Menurut Iwan, pergeseran sikap politik Budi Arie bukan tanpa alasan. Ia menilai hal itu menunjukkan bahwa Projo selama ini lebih berpihak pada kekuasaan dibanding prinsip ideologis.
“Makna yang pertama bahwa Budi Arie menyadari bahwa politik di Indonesia ini pengendali utamanya adalah penguasa. Untuk itu secara realistis Budi Arie memilih untuk bergeser ke tuan baru. Atau kasarnya ideologi Projo itu adalah menghamba pada siapa yang sedang berkuasa. Bergeser dari Jokowi ke Prabowo,” jelas Iwan kepada awak media di Jakarta, Rabu (5/11).
Lebih jauh, Iwan menyebut langkah Budi Arie diambil karena dua faktor utama. Pertama, adanya kepentingan politik untuk mengamankan posisi dan jaringan kekuasaan yang telah dibangun selama ini.
“Kedua terkait Budi Arie sendiri yang membutuhkan perlindungan dari kekuatan politik penguasa dari beberapa kasus yang menghantuinya yaitu kasus judi online,” beber Iwan.
Iwan juga menyoroti pilihan Budi Arie yang disebut-sebut menjadikan Ketua Harian Partai Gerindra, Sufmi Dasco Ahmad, sebagai pintu masuk menuju lingkaran Gerindra. Ia menilai kedekatan personal antara keduanya menjadi faktor penting dalam langkah politik Budi Arie tersebut.

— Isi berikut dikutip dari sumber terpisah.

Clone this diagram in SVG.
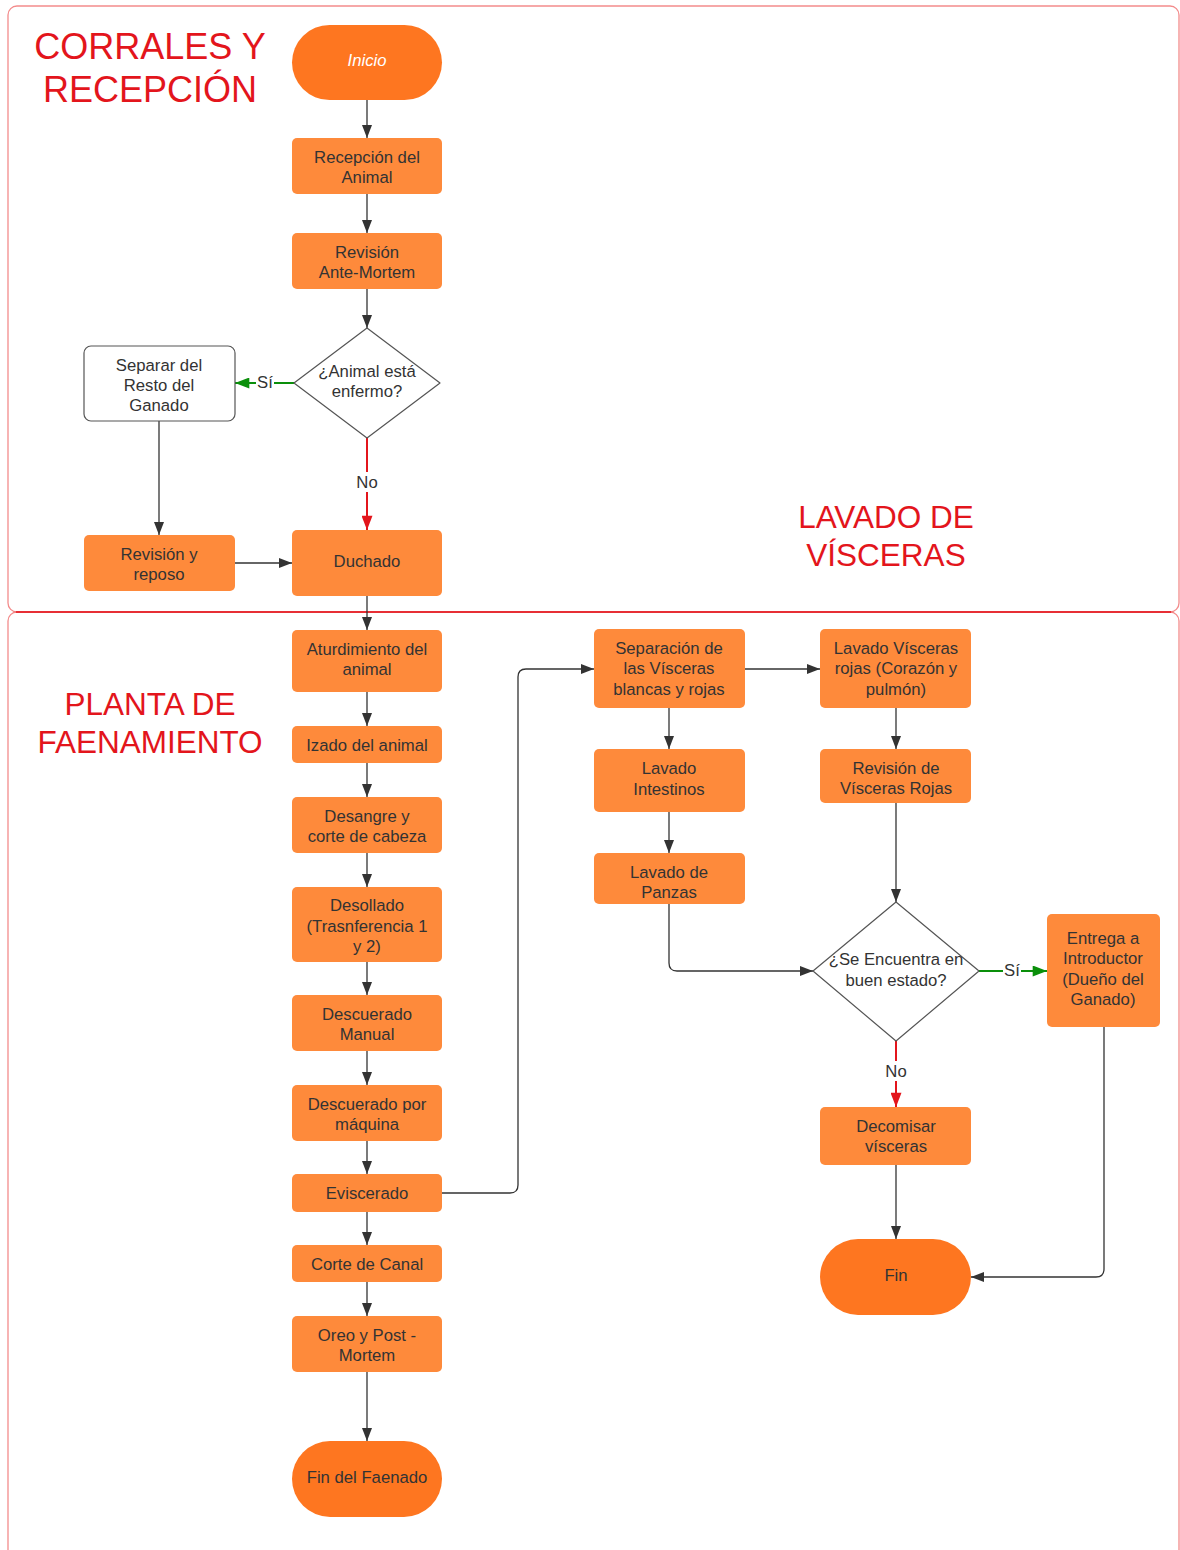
<svg xmlns="http://www.w3.org/2000/svg" width="1180" height="1550" viewBox="0 0 1180 1550">
<style>
.lane{fill:none;stroke:#ee5a5a;stroke-opacity:0.7;stroke-width:1.3}
.title{font-family:"Liberation Sans",Arial,sans-serif;fill:#e3151c;text-anchor:middle}
.box{fill:#fe8a3b}
.term{fill:#fe7620}
.white{fill:#fff;stroke:#555;stroke-width:1.2}
.t{font-family:"Liberation Sans",Arial,sans-serif;font-size:16.7px;fill:#333;text-anchor:middle}
.c{fill:none;stroke:#333;stroke-width:1.3}
.g{fill:none;stroke:#0a8f0a;stroke-width:2}
.r{fill:none;stroke:#e3151c;stroke-width:2}
.lbl{font-family:"Liberation Sans",Arial,sans-serif;font-size:16.7px;fill:#333;text-anchor:middle}
</style>
<defs>
<marker id="a" viewBox="0 0 13 10" markerWidth="13" markerHeight="10" markerUnits="userSpaceOnUse" refX="13" refY="5" orient="auto"><path d="M0,0L13,5L0,10z" fill="#333"/></marker>
<marker id="ag" viewBox="0 0 13 10" markerWidth="15" markerHeight="11" markerUnits="userSpaceOnUse" refX="13" refY="5" orient="auto"><path d="M0,0L13,5L0,10z" fill="#0a8f0a"/></marker>
<marker id="ar" viewBox="0 0 13 10" markerWidth="15" markerHeight="11" markerUnits="userSpaceOnUse" refX="13" refY="5" orient="auto"><path d="M0,0L13,5L0,10z" fill="#e3151c"/></marker>
</defs>

<g id="lanes">
<rect class="lane" x="8" y="6" width="1171" height="606" rx="9"/>
<rect class="lane" x="8" y="612" width="1171" height="960" rx="9"/>
<line x1="16" y1="612" x2="1171" y2="612" stroke="#e3151c" stroke-width="1.3"/>
<text class="title" font-size="36" x="150" y="59">CORRALES Y</text>
<text class="title" font-size="36" x="150" y="102">RECEPCIÓN</text>
<text class="title" font-size="31.5" x="886" y="528">LAVADO DE</text>
<text class="title" font-size="31.5" x="886" y="566">VÍSCERAS</text>
<text class="title" font-size="31.5" x="150" y="715">PLANTA DE</text>
<text class="title" font-size="31.5" x="150" y="753">FAENAMIENTO</text>
</g>

<g id="connectors">
<path class="c" d="M367,100V138" marker-end="url(#a)"/>
<path class="c" d="M367,194V233" marker-end="url(#a)"/>
<path class="c" d="M367,289V328" marker-end="url(#a)"/>
<path class="g" d="M294,383H235" marker-end="url(#ag)"/>
<rect x="256" y="373" width="18" height="18" fill="#fff"/>
<text class="lbl" x="265" y="388">Sí</text>
<path class="r" d="M367,438V530" marker-end="url(#ar)"/>
<rect x="354" y="472" width="26" height="20" fill="#fff"/>
<text class="lbl" x="367" y="488">No</text>
<path class="c" d="M159,421V535" marker-end="url(#a)"/>
<path class="c" d="M235,563H292" marker-end="url(#a)"/>
<path class="c" d="M367,596V630" marker-end="url(#a)"/>
<path class="c" d="M367,692V726" marker-end="url(#a)"/>
<path class="c" d="M367,763V797" marker-end="url(#a)"/>
<path class="c" d="M367,853V887" marker-end="url(#a)"/>
<path class="c" d="M367,962V995" marker-end="url(#a)"/>
<path class="c" d="M367,1051V1085" marker-end="url(#a)"/>
<path class="c" d="M367,1141V1174" marker-end="url(#a)"/>
<path class="c" d="M367,1212V1245" marker-end="url(#a)"/>
<path class="c" d="M367,1282V1316" marker-end="url(#a)"/>
<path class="c" d="M367,1372V1441" marker-end="url(#a)"/>
<path class="c" d="M442,1193H510Q518,1193 518,1185V677Q518,669 526,669H594" marker-end="url(#a)"/>
<path class="c" d="M745,669H820" marker-end="url(#a)"/>
<path class="c" d="M669,708V749" marker-end="url(#a)"/>
<path class="c" d="M669,812V853" marker-end="url(#a)"/>
<path class="c" d="M896,708V749" marker-end="url(#a)"/>
<path class="c" d="M896,803V902" marker-end="url(#a)"/>
<path class="c" d="M669,904V963Q669,971 677,971H813" marker-end="url(#a)"/>
<path class="g" d="M979,971H1047" marker-end="url(#ag)"/>
<rect x="1003" y="961" width="18" height="18" fill="#fff"/>
<text class="lbl" x="1012" y="976">Sí</text>
<path class="r" d="M896,1041V1107" marker-end="url(#ar)"/>
<rect x="883" y="1061" width="26" height="20" fill="#fff"/>
<text class="lbl" x="896" y="1077">No</text>
<path class="c" d="M896,1165V1239" marker-end="url(#a)"/>
<path class="c" d="M1104,1027V1269Q1104,1277 1096,1277H971" marker-end="url(#a)"/>
</g>

<g id="inicio"><rect class="term" x="292" y="25" width="150" height="75" rx="37.5"/><text class="t" x="367" y="66" style="fill:#fff;font-style:italic">Inicio</text></g>
<g id="recepcion"><rect class="box" x="292" y="138" width="150" height="56" rx="5"/><text class="t" x="367" y="163">Recepción del</text><text class="t" x="367" y="183">Animal</text></g>
<g id="antemortem"><rect class="box" x="292" y="233" width="150" height="56" rx="5"/><text class="t" x="367" y="258">Revisión</text><text class="t" x="367" y="278">Ante-Mortem</text></g>
<g id="enfermo"><path class="white" stroke-linejoin="round" d="M367,328L440,383L367,438L294,383Z"/><text class="t" x="367" y="377">¿Animal está</text><text class="t" x="367" y="397">enfermo?</text></g>
<g id="separar"><rect class="white" x="84" y="346" width="151" height="75" rx="7"/><text class="t" x="159" y="371">Separar del</text><text class="t" x="159" y="391">Resto del</text><text class="t" x="159" y="411">Ganado</text></g>
<g id="reposo"><rect class="box" x="84" y="535" width="151" height="56" rx="5"/><text class="t" x="159" y="560">Revisión y</text><text class="t" x="159" y="580">reposo</text></g>
<g id="duchado"><rect class="box" x="292" y="530" width="150" height="66" rx="5"/><text class="t" x="367" y="567">Duchado</text></g>
<g id="aturdimiento"><rect class="box" x="292" y="630" width="150" height="62" rx="5"/><text class="t" x="367" y="655">Aturdimiento del</text><text class="t" x="367" y="675">animal</text></g>
<g id="izado"><rect class="box" x="292" y="726" width="150" height="37" rx="5"/><text class="t" x="367" y="751">Izado del animal</text></g>
<g id="desangre"><rect class="box" x="292" y="797" width="150" height="56" rx="5"/><text class="t" x="367" y="822">Desangre y</text><text class="t" x="367" y="842">corte de cabeza</text></g>
<g id="desollado"><rect class="box" x="292" y="887" width="150" height="75" rx="5"/><text class="t" x="367" y="911">Desollado</text><text class="t" x="367" y="932">(Trasnferencia 1</text><text class="t" x="367" y="952">y 2)</text></g>
<g id="descuerado-manual"><rect class="box" x="292" y="995" width="150" height="56" rx="5"/><text class="t" x="367" y="1020">Descuerado</text><text class="t" x="367" y="1040">Manual</text></g>
<g id="descuerado-maquina"><rect class="box" x="292" y="1085" width="150" height="56" rx="5"/><text class="t" x="367" y="1110">Descuerado por</text><text class="t" x="367" y="1130">máquina</text></g>
<g id="eviscerado"><rect class="box" x="292" y="1174" width="150" height="38" rx="5"/><text class="t" x="367" y="1199">Eviscerado</text></g>
<g id="corte-canal"><rect class="box" x="292" y="1245" width="150" height="37" rx="5"/><text class="t" x="367" y="1270">Corte de Canal</text></g>
<g id="oreo"><rect class="box" x="292" y="1316" width="150" height="56" rx="5"/><text class="t" x="367" y="1341">Oreo y Post -</text><text class="t" x="367" y="1361">Mortem</text></g>
<g id="fin-faenado"><rect class="term" x="292" y="1441" width="150" height="76" rx="38"/><text class="t" x="367" y="1483">Fin del Faenado</text></g>
<g id="separacion"><rect class="box" x="594" y="629" width="151" height="79" rx="5"/><text class="t" x="669" y="654">Separación de</text><text class="t" x="669" y="674">las Vísceras</text><text class="t" x="669" y="695">blancas y rojas</text></g>
<g id="lavado-rojas"><rect class="box" x="820" y="629" width="151" height="79" rx="5"/><text class="t" x="896" y="654">Lavado Vísceras</text><text class="t" x="896" y="674">rojas (Corazón y</text><text class="t" x="896" y="695">pulmón)</text></g>
<g id="lavado-intestinos"><rect class="box" x="594" y="749" width="151" height="63" rx="5"/><text class="t" x="669" y="774">Lavado</text><text class="t" x="669" y="795">Intestinos</text></g>
<g id="revision-rojas"><rect class="box" x="820" y="749" width="151" height="54" rx="5"/><text class="t" x="896" y="774">Revisión de</text><text class="t" x="896" y="794">Vísceras Rojas</text></g>
<g id="lavado-panzas"><rect class="box" x="594" y="853" width="151" height="51" rx="5"/><text class="t" x="669" y="878">Lavado de</text><text class="t" x="669" y="898">Panzas</text></g>
<g id="buen-estado"><path class="white" stroke-linejoin="round" d="M896,902L979,971L896,1041L813,971Z"/><text class="t" x="896" y="965">¿Se Encuentra en</text><text class="t" x="896" y="986">buen estado?</text></g>
<g id="entrega"><rect class="box" x="1047" y="914" width="113" height="113" rx="5"/><text class="t" x="1103" y="944">Entrega a</text><text class="t" x="1103" y="964">Introductor</text><text class="t" x="1103" y="985">(Dueño del</text><text class="t" x="1103" y="1005">Ganado)</text></g>
<g id="decomisar"><rect class="box" x="820" y="1107" width="151" height="58" rx="5"/><text class="t" x="896" y="1132">Decomisar</text><text class="t" x="896" y="1152">vísceras</text></g>
<g id="fin"><rect class="term" x="820" y="1239" width="151" height="76" rx="38"/><text class="t" x="896" y="1281">Fin</text></g>
</svg>
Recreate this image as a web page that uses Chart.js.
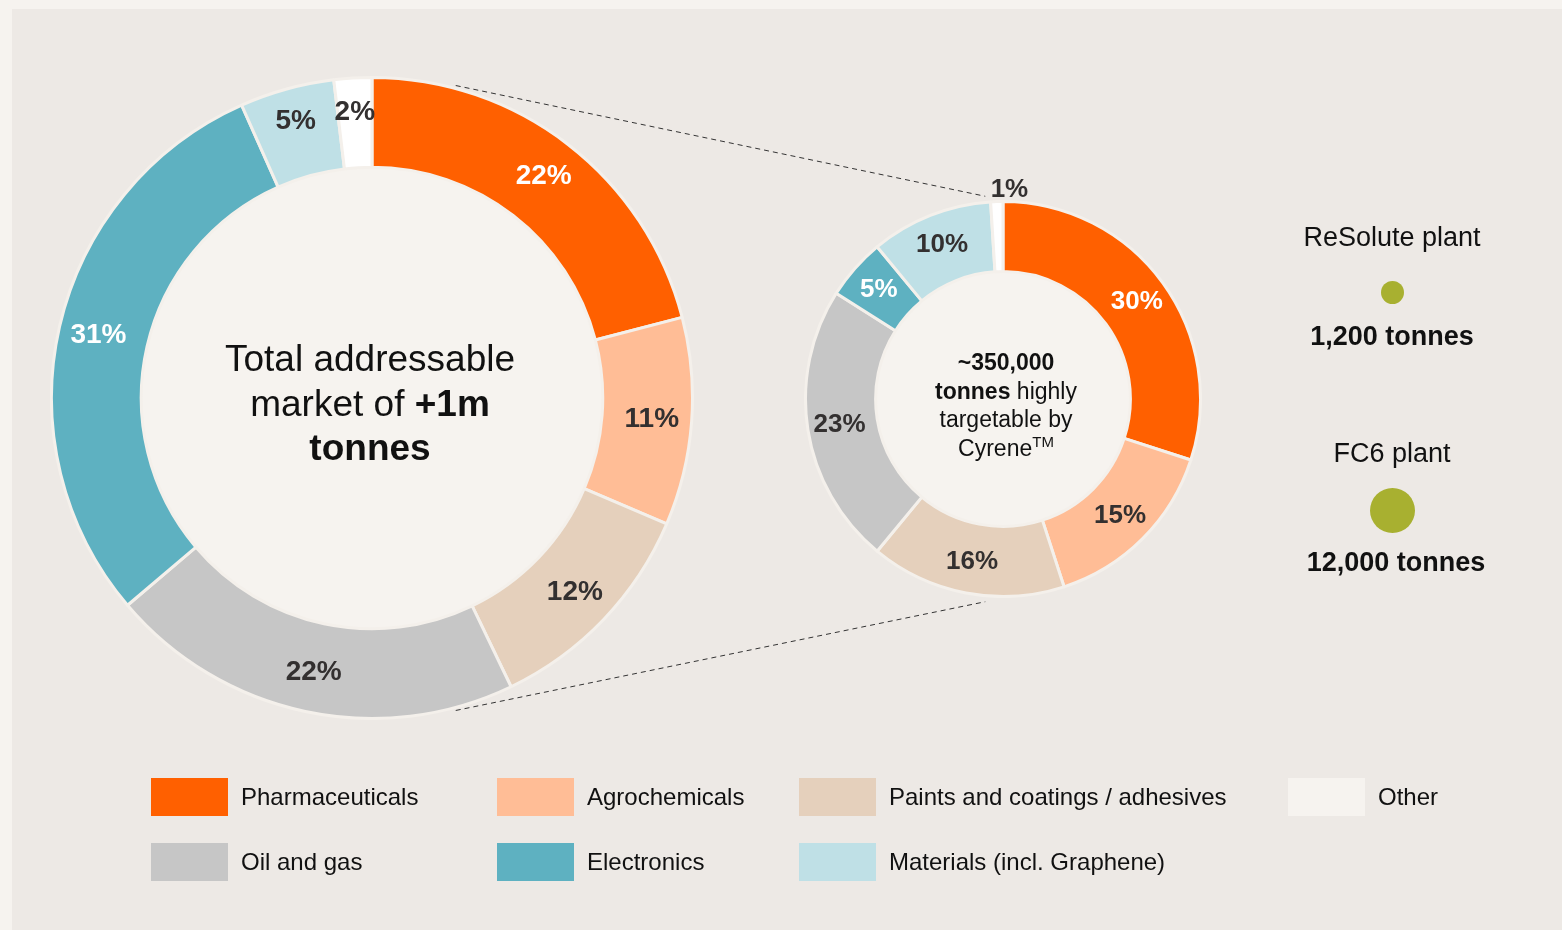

“Nah, kenapa Ketua Harian Gerindra Sufmi Dasco menjadi pintu masuk Budi Arie ke Partai Gerindra, kita tahu bagaimana hubungan atau relasi kedua tokoh tersebut cukup dekat,” jelas Iwan.
Dari sudut pandang politik, lanjut Iwan, langkah Budi Arie bisa dianggap sebagai bentuk “pengkhianatan” terhadap Jokowi yang selama ini menjadi simbol utama gerakan Projo. Ia mengingatkan, sejak awal Projo dikenal sebagai singkatan dari Pro Jokowi.
“Sekarang beda lagi, pernyataan justru Projo itu bukan Pro Jokowi. Namun secara realis politik, Budi Arie sebagai Ketua Umum Projo harus mengambil langkah itu, meskipun logo wajah Jokowi sekali pun bisa dikatakan sebagai bukan Jokowi,” jelas dia.
Dengan demikian, Iwan menekankan, bahwa memang dalam politik itu tidak ada teman dan penghambaan yang abadi. Iwan menekankan, yang abadi hanyalah kepentingan semata.